The chatbot did pass along the made-up answer, but Kakar says it also detected that something wasn’t quite right, so it attached a warning to the answer that said “I have low confidence in this answer.”
“We don’t want hallucinations to get through,” Kakar says, “but hopefully if they get through, there will be a low-confidence warning.”
Kakar says that in the vast majority of cases — more than 95 percent of the time so far in tests — the chatbot delivers accurate information. And students so far seem to like it — some have even asked the chatbot out for dinner. (To which it is programmed to deliver one of several snappy comebacks, including “I’d love to but I eat only bytes.”)
Still, it’s hard to imagine Georgia Tech, or any college, hiring a TA willing to make up books to cite, even if only occasionally.
“We are fighting for the last couple of percentage points,” says Kakar. “We want to make sure our accuracies are close to 99 percent.”
And Kakar admits the problem is so tough that he sometimes wakes up at 3 in the morning worrying if there’s some scenario he hasn’t planned for yet: “Imagine a student asking when is this assignment due, and ChatGPT makes up a date.
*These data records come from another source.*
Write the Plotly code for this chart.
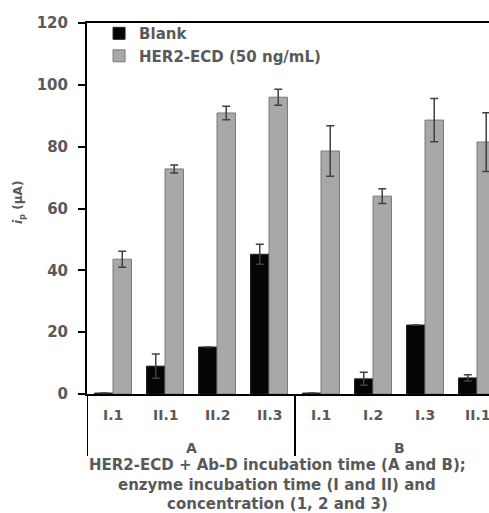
import plotly.graph_objects as go

categories = ["I.1", "II.1", "II.2", "II.3", "I.1", "I.2", "I.3", "II.1"]
groups = ["A", "B"]
blank = [0.3, 9.0, 15.2, 45.2, 0.3, 4.9, 22.3, 5.2]
blank_err = [0, 3.9, 0, 3.2, 0, 2.1, 0, 1.0]
her2 = [43.6, 72.8, 90.9, 96.0, 78.6, 64.0, 88.6, 81.5]
her2_err = [2.6, 1.3, 2.2, 2.6, 8.2, 2.4, 7.0, 9.5]
yticks = [0, 20, 40, 60, 80, 100, 120]
title_lines = ["HER2-ECD + Ab-D incubation time (A and B);",
               "enzyme incubation time (I and II) and",
               "concentration (1, 2 and 3)"]

FONT = "DejaVu Sans"
TC = "#595959"
W, H = 489, 513
L, R, T, B = 87, 0, 23, 119
PW, PH = W - L - R, H - T - B

xs = list(range(len(categories)))
fig = go.Figure()
fig.add_trace(go.Bar(
    x=xs, y=blank, name="<b>Blank</b>",
    marker=dict(color="#050505", line=dict(color="#202020", width=1)),
    error_y=dict(type="data", array=blank_err, color="#404040", thickness=1.5, width=4),
))
fig.add_trace(go.Bar(
    x=xs, y=her2, name="<b>HER2-ECD (50 ng/mL)</b>",
    marker=dict(color="#a8a8a8", line=dict(color="#7a7a7a", width=1)),
    error_y=dict(type="data", array=her2_err, color="#404040", thickness=1.5, width=4),
))

shapes = []
for xv in [-0.5, 3.5]:
    shapes.append(dict(type="line", xref="x", yref="paper", x0=xv, x1=xv, y0=0, y1=-(456 - 394) / PH,
                       line=dict(color="#000000", width=2)))

annotations = []
# category labels drawn as annotations so the last, edge-cut label is still shown
for i, c in enumerate(categories):
    annotations.append(dict(x=xs[i], y=-(415 - 394) / PH, xref="x", yref="paper",
                            text="<b>%s</b>" % c, showarrow=False, yanchor="middle", xanchor="center",
                            font=dict(family=FONT, size=14, color=TC)))
for i, g in enumerate(groups):
    annotations.append(dict(x=1.5 + 4 * i, y=-(448 - 394) / PH, xref="x", yref="paper",
                            text="<b>%s</b>" % g, showarrow=False, yanchor="middle",
                            font=dict(family=FONT, size=14, color=TC)))
for k, line in enumerate(title_lines):
    annotations.append(dict(x=(277 - L) / PW, y=-(465 - 394 + 19.5 * k) / PH, xref="paper", yref="paper",
                            text="<b>%s</b>" % line, showarrow=False, yanchor="middle", xanchor="center",
                            font=dict(family=FONT, size=15, color=TC)))
annotations.append(dict(x=-(L - 19) / PW, y=(394 - 203) / PH, xref="paper", yref="paper",
                        text="<b><i>i</i><sub>p</sub> (μA)</b>", textangle=-90, showarrow=False,
                        xanchor="center", yanchor="middle",
                        font=dict(family=FONT, size=12, color=TC)))

fig.update_layout(
    width=W, height=H,
    margin=dict(l=L, r=R, t=T, b=B),
    paper_bgcolor="white", plot_bgcolor="white",
    barmode="group", bargap=0.29, bargroupgap=0,
    showlegend=True,
    legend=dict(x=0.03, y=1.016, xanchor="left", yanchor="top", bgcolor="rgba(0,0,0,0)",
                font=dict(family=FONT, size=15, color=TC), tracegroupgap=0, itemwidth=30),
    shapes=shapes, annotations=annotations,
    font=dict(family=FONT, color=TC),
)
fig.update_xaxes(range=[-0.5, PW / 52 - 0.5], tickmode="array",
                 tickvals=xs, showticklabels=False,
                 showline=True, linecolor="#000000", linewidth=2, mirror=True,
                 ticks="", showgrid=False, zeroline=False)
fig.update_yaxes(range=[0, 120], tickvals=yticks, ticktext=["<b>%d</b>" % v for v in yticks],
                 tickfont=dict(family=FONT, size=15, color=TC), ticklabelstandoff=7,
                 showline=True, linecolor="#000000", linewidth=2,
                 ticks="outside", ticklen=7, tickcolor="#000000", tickwidth=1.5,
                 showgrid=False, zeroline=False)

fig.write_html("out.html", config={"displayModeBar": False},
               post_script="document.body.style.margin='0';document.body.style.overflow='hidden';")
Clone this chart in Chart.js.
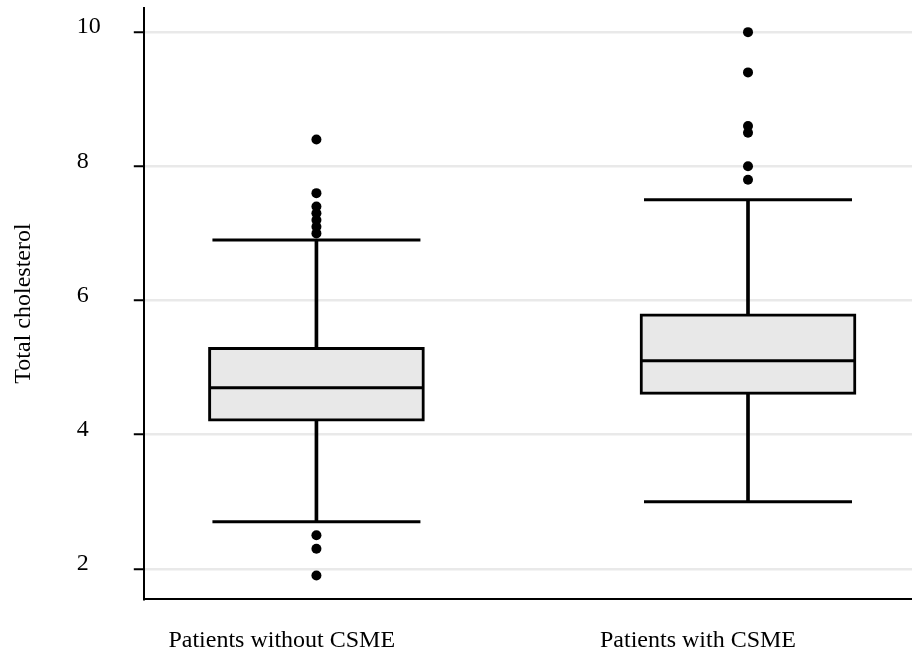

That’s the kind of stuff we have to guard against, and that’s what we’re trying to do is basically build those guardrails.”
Goel hopes that the summer experiment goes well enough to move to more classes in the fall, and in more subject areas, including biology and economics.
So if these researchers can create this robot TA, what does that mean for the role of professors?
“Jill Watson is just a teaching assistant — it’s a mouthpiece for the professor, it is not the professor,” Kakar says. “Nothing changes in the role of the professor.”
He points out that everything that the chatbot is being trained with are materials that students have access to in other forms — like textbooks, slides and lecture videos. Also, these days, students can go on YouTube and get answers to just about anything on their own. But he says that earlier experiments with free or low-cost online courses have shown that students still need a human professor to keep them motivated and make the material current and relatable.
“Teaching assistants never replaced professors,” he says, “so why would Jill Watson replace professors?”